▸ SHORT PROBLEM
Collect each line containing "this".

▸ PROVIDED DATA
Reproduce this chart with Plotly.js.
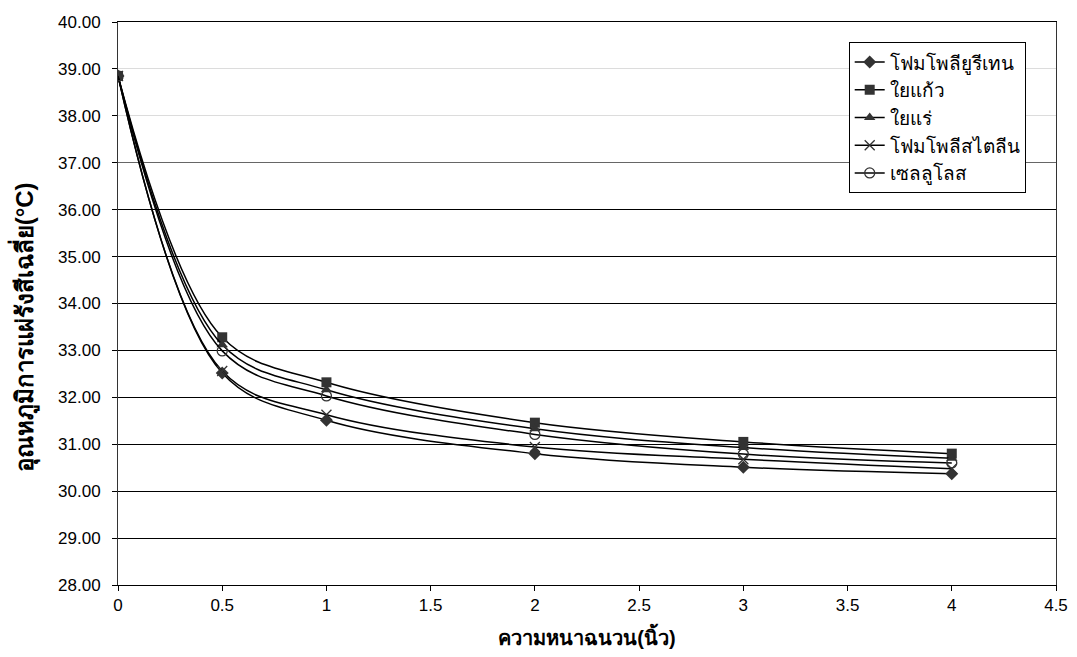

---

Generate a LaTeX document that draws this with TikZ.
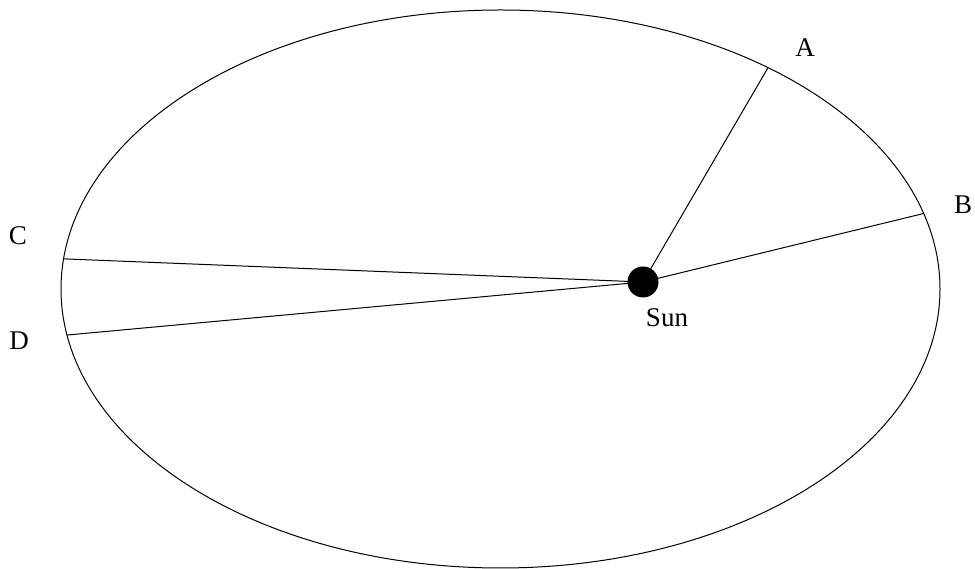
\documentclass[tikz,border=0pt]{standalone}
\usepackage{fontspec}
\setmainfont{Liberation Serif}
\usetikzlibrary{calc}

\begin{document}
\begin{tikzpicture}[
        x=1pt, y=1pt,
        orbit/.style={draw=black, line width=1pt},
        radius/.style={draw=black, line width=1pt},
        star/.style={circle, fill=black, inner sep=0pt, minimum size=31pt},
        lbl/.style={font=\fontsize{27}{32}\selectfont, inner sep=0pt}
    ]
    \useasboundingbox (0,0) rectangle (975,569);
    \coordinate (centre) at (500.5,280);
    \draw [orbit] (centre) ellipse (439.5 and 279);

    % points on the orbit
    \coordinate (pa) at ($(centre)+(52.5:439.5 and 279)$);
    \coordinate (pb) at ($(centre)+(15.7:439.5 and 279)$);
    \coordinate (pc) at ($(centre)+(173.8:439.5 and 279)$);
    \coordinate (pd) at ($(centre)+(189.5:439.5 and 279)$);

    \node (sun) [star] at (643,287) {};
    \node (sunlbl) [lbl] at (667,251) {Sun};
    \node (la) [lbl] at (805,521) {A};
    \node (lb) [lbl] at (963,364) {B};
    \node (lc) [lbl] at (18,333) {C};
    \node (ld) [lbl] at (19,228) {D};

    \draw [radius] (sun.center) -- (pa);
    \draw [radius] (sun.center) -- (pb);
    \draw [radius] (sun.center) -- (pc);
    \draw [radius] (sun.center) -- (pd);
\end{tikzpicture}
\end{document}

▸ EXERCISE ANSWER
Reproduce this chart with Plotly.js.
Generate a LaTeX document that draws this with TikZ.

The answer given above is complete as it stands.